Hendrickson J, Patterson KK, Inness EL, McIlroy WE, Mansfield A. Gait Posture 2014; 39(1): 177-181.

Affiliation

Department of Kinesiology, University of Waterloo, Waterloo, ON, Canada; Mobility Team, Toronto Rehabilitation Institute, Toronto, ON, Canada.

Copyright

(Copyright © 2014, Elsevier Publishing)

DOI

10.1016/j.gaitpost.2013.06.022

PMID

23877032

Abstract

Spatial and temporal gait asymmetry is common after stroke. Such asymmetric gait is inefficient, can contribute to instability and may lead to musculoskeletal injury. However, understanding of the determinants of such gait asymmetry remains incomplete. The current study is focused on revealing if there is a link between asymmetry during the control of standing balance and asymmetry during walking. This study involved review of data from 94 individuals with stroke referred to a gait and balance clinic. Participants completed three tests: (1) walking at their usual pace; (2) quiet standing; and (3) standing with maximal loading of the paretic side. A pressure sensitive mat recorded placement and timing of each footfall during walking.
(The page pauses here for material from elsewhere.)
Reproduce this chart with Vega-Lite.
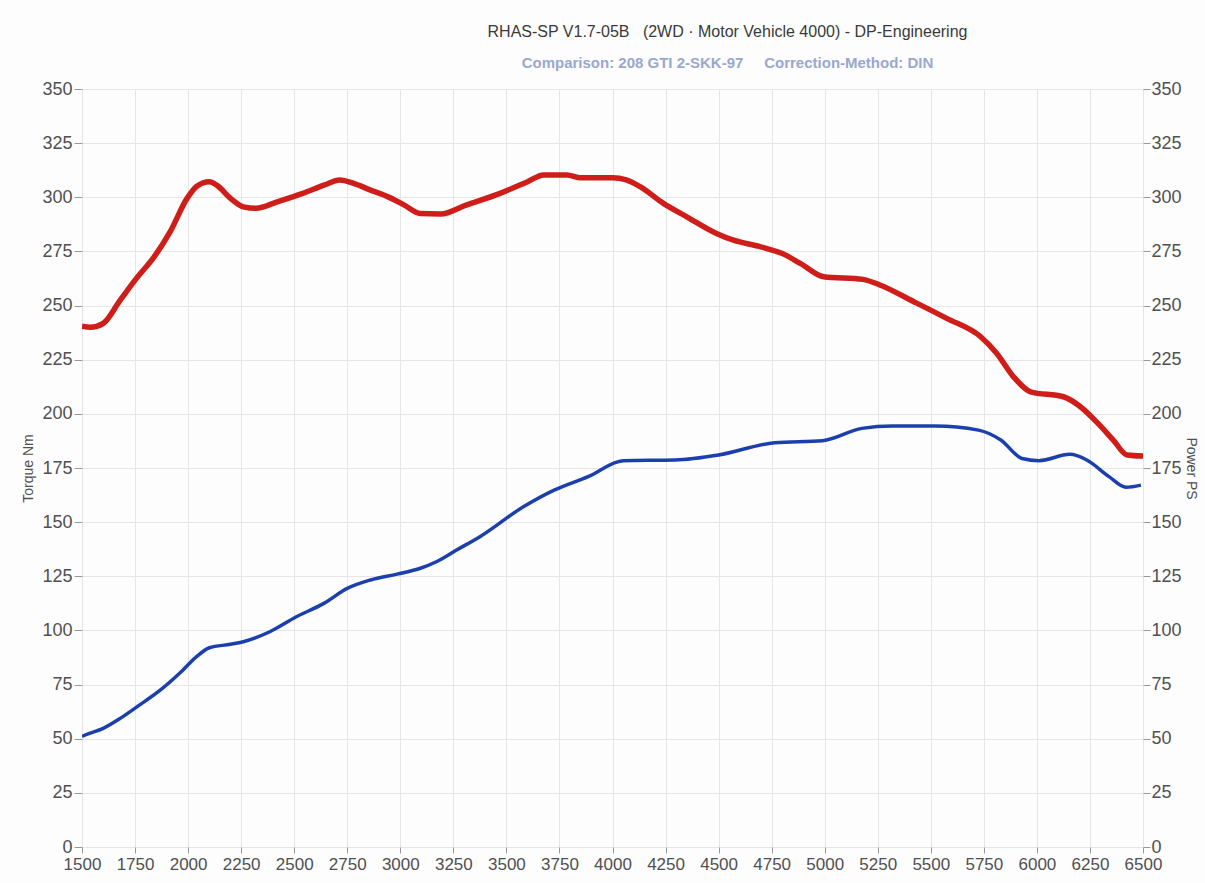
{
  "$schema": "https://vega.github.io/schema/vega-lite/v6.json",
  "width": 1061,
  "height": 758,
  "autosize": {"type": "none"},
  "padding": {"left": 82, "top": 89, "right": 62, "bottom": 36},
  "background": "#fdfdfd",
  "title": {
    "text": "RHAS-SP V1.7-05B\u00a0\u00a0\u00a0(2WD · Motor Vehicle 4000) - DP-Engineering",
    "subtitle": "Comparison: 208 GTI 2-SKK-97\u00a0\u00a0\u00a0\u00a0\u00a0Correction-Method: DIN",
    "anchor": "middle",
    "dx": 115,
    "offset": 9,
    "font": "Liberation Sans Narrow, Arial Narrow, Liberation Sans",
    "fontSize": 16,
    "fontWeight": "normal",
    "color": "#3a3a3a",
    "subtitleFont": "Liberation Sans Narrow, Arial Narrow, Liberation Sans",
    "subtitleFontSize": 15,
    "subtitleFontWeight": "bold",
    "subtitleColor": "#9aa8d0",
    "subtitlePadding": 16
  },
  "datasets": {
    "torque": [
      {"rpm": 1500, "nm": 240.5}, {"rpm": 1540, "nm": 240.0}, {"rpm": 1600, "nm": 241.8},
      {"rpm": 1680, "nm": 252.5}, {"rpm": 1760, "nm": 263.0}, {"rpm": 1840, "nm": 272.5},
      {"rpm": 1915, "nm": 284.0}, {"rpm": 1995, "nm": 299.5}, {"rpm": 2040, "nm": 305.0},
      {"rpm": 2100, "nm": 307.2}, {"rpm": 2135, "nm": 305.6}, {"rpm": 2200, "nm": 299.5},
      {"rpm": 2260, "nm": 295.6}, {"rpm": 2320, "nm": 294.9}, {"rpm": 2420, "nm": 297.9},
      {"rpm": 2540, "nm": 301.8}, {"rpm": 2640, "nm": 305.6}, {"rpm": 2715, "nm": 308.0},
      {"rpm": 2780, "nm": 306.4}, {"rpm": 2860, "nm": 303.3}, {"rpm": 2940, "nm": 300.3},
      {"rpm": 3015, "nm": 296.6}, {"rpm": 3095, "nm": 292.5}, {"rpm": 3190, "nm": 292.3},
      {"rpm": 3310, "nm": 296.4}, {"rpm": 3470, "nm": 301.8}, {"rpm": 3600, "nm": 307.2},
      {"rpm": 3675, "nm": 310.3}, {"rpm": 3785, "nm": 310.3}, {"rpm": 3850, "nm": 309.0},
      {"rpm": 4000, "nm": 309.0}, {"rpm": 4065, "nm": 308.0}, {"rpm": 4130, "nm": 304.9},
      {"rpm": 4240, "nm": 297.2}, {"rpm": 4350, "nm": 291.0}, {"rpm": 4490, "nm": 283.3},
      {"rpm": 4570, "nm": 280.2}, {"rpm": 4695, "nm": 277.2}, {"rpm": 4800, "nm": 274.0},
      {"rpm": 4885, "nm": 269.5}, {"rpm": 4995, "nm": 263.3}, {"rpm": 5180, "nm": 262.1},
      {"rpm": 5260, "nm": 259.5}, {"rpm": 5420, "nm": 251.8}, {"rpm": 5575, "nm": 244.1},
      {"rpm": 5735, "nm": 235.6}, {"rpm": 5810, "nm": 228.0}, {"rpm": 5890, "nm": 217.1},
      {"rpm": 5970, "nm": 210.2}, {"rpm": 6125, "nm": 207.9}, {"rpm": 6205, "nm": 203.3},
      {"rpm": 6280, "nm": 196.4}, {"rpm": 6360, "nm": 187.9}, {"rpm": 6425, "nm": 181.0},
      {"rpm": 6500, "nm": 180.5}
    ],
    "power": [
      {"rpm": 1500, "ps": 51.0}, {"rpm": 1515, "ps": 51.7}, {"rpm": 1600, "ps": 54.8},
      {"rpm": 1680, "ps": 59.4}, {"rpm": 1760, "ps": 64.8}, {"rpm": 1870, "ps": 72.5},
      {"rpm": 1960, "ps": 80.2}, {"rpm": 2040, "ps": 87.9}, {"rpm": 2100, "ps": 92.0},
      {"rpm": 2200, "ps": 93.6}, {"rpm": 2260, "ps": 94.8}, {"rpm": 2385, "ps": 99.4},
      {"rpm": 2510, "ps": 106.3}, {"rpm": 2640, "ps": 112.5}, {"rpm": 2750, "ps": 119.4},
      {"rpm": 2860, "ps": 123.3}, {"rpm": 2985, "ps": 126.0}, {"rpm": 3095, "ps": 128.7},
      {"rpm": 3170, "ps": 131.7}, {"rpm": 3265, "ps": 137.1}, {"rpm": 3375, "ps": 143.3},
      {"rpm": 3580, "ps": 157.1}, {"rpm": 3725, "ps": 164.8}, {"rpm": 3885, "ps": 171.0},
      {"rpm": 4050, "ps": 178.4}, {"rpm": 4295, "ps": 178.7}, {"rpm": 4500, "ps": 181.0},
      {"rpm": 4765, "ps": 186.7}, {"rpm": 4990, "ps": 187.6}, {"rpm": 5175, "ps": 193.3},
      {"rpm": 5320, "ps": 194.4}, {"rpm": 5520, "ps": 194.4}, {"rpm": 5725, "ps": 192.5},
      {"rpm": 5830, "ps": 187.9}, {"rpm": 5930, "ps": 179.4}, {"rpm": 6010, "ps": 178.4},
      {"rpm": 6155, "ps": 181.3}, {"rpm": 6235, "ps": 178.7}, {"rpm": 6340, "ps": 171.0},
      {"rpm": 6420, "ps": 166.1}, {"rpm": 6490, "ps": 167.1}
    ]
  },
  "config": {
    "view": {"stroke": null},
    "axis": {
      "labelFont": "Liberation Sans",
      "labelFontSize": 18,
      "labelColor": "#505050",
      "titleFont": "Liberation Sans",
      "titleFontSize": 14,
      "titleFontWeight": "normal",
      "titleColor": "#505050",
      "tickColor": "#9a9a9a",
      "gridColor": "#e6e6e6",
      "gridWidth": 1,
      "domain": false
    }
  },
  "layer": [
    {
      "data": {"name": "torque"},
      "mark": {"type": "line", "color": "#cf1d1a", "strokeWidth": 5.5, "interpolate": "monotone", "clip": true},
      "encoding": {
        "x": {
          "field": "rpm", "type": "quantitative",
          "scale": {"domain": [1500, 6500], "nice": false, "zero": false},
          "axis": {
            "title": null,
            "values": [1500, 1750, 2000, 2250, 2500, 2750, 3000, 3250, 3500, 3750, 4000, 4250, 4500, 4750, 5000, 5250, 5500, 5750, 6000, 6250, 6500],
            "format": "d",
            "grid": true,
            "tickSize": 6,
            "labelPadding": 3,
            "labelFontSize": 17,
            "labelFlush": false
          }
        },
        "y": {
          "field": "nm", "type": "quantitative",
          "scale": {"domain": [0, 350], "nice": false},
          "axis": {
            "title": "Torque Nm",
            "values": [0, 25, 50, 75, 100, 125, 150, 175, 200, 225, 250, 275, 300, 325, 350],
            "grid": true,
            "tickSize": 8,
            "labelPadding": 2,
            "titlePadding": 6,
            "labelFlush": false
          }
        }
      }
    },
    {
      "data": {"name": "power"},
      "mark": {"type": "line", "color": "#1c3fae", "strokeWidth": 3.5, "interpolate": "monotone", "clip": true},
      "encoding": {
        "x": {"field": "rpm", "type": "quantitative"},
        "y": {
          "field": "ps", "type": "quantitative",
          "scale": {"domain": [0, 350], "nice": false},
          "axis": {
            "orient": "right",
            "title": "Power PS",
            "values": [0, 25, 50, 75, 100, 125, 150, 175, 200, 225, 250, 275, 300, 325, 350],
            "grid": false,
            "tickSize": 7,
            "labelPadding": 1,
            "titlePadding": 2,
            "labelFlush": false
          }
        }
      }
    }
  ],
  "resolve": {"scale": {"y": "independent"}}
}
Standing tests were completed on two force plates to evaluate symmetry of weight bearing and contribution of each limb to balance control. Multiple regression was conducted to determine the relationships between symmetry during standing and swing time, stance time, and step length symmetry during walking. Symmetry of antero-posterior balance control and weight bearing were related to swing time and step length symmetry during walking. Weight-bearing symmetry, weight-bearing capacity, and symmetry of antero-posterior balance control were related to stance time symmetry. These associations were independent of underlying lower limb impairment. The results support the hypothesis that impaired ability of the paretic limb to control balance may contribute to gait asymmetry post-stroke. Such work suggests that rehabilitation strategies that increase the contribution of the paretic limb to standing balance control may increase symmetry of walking post-stroke.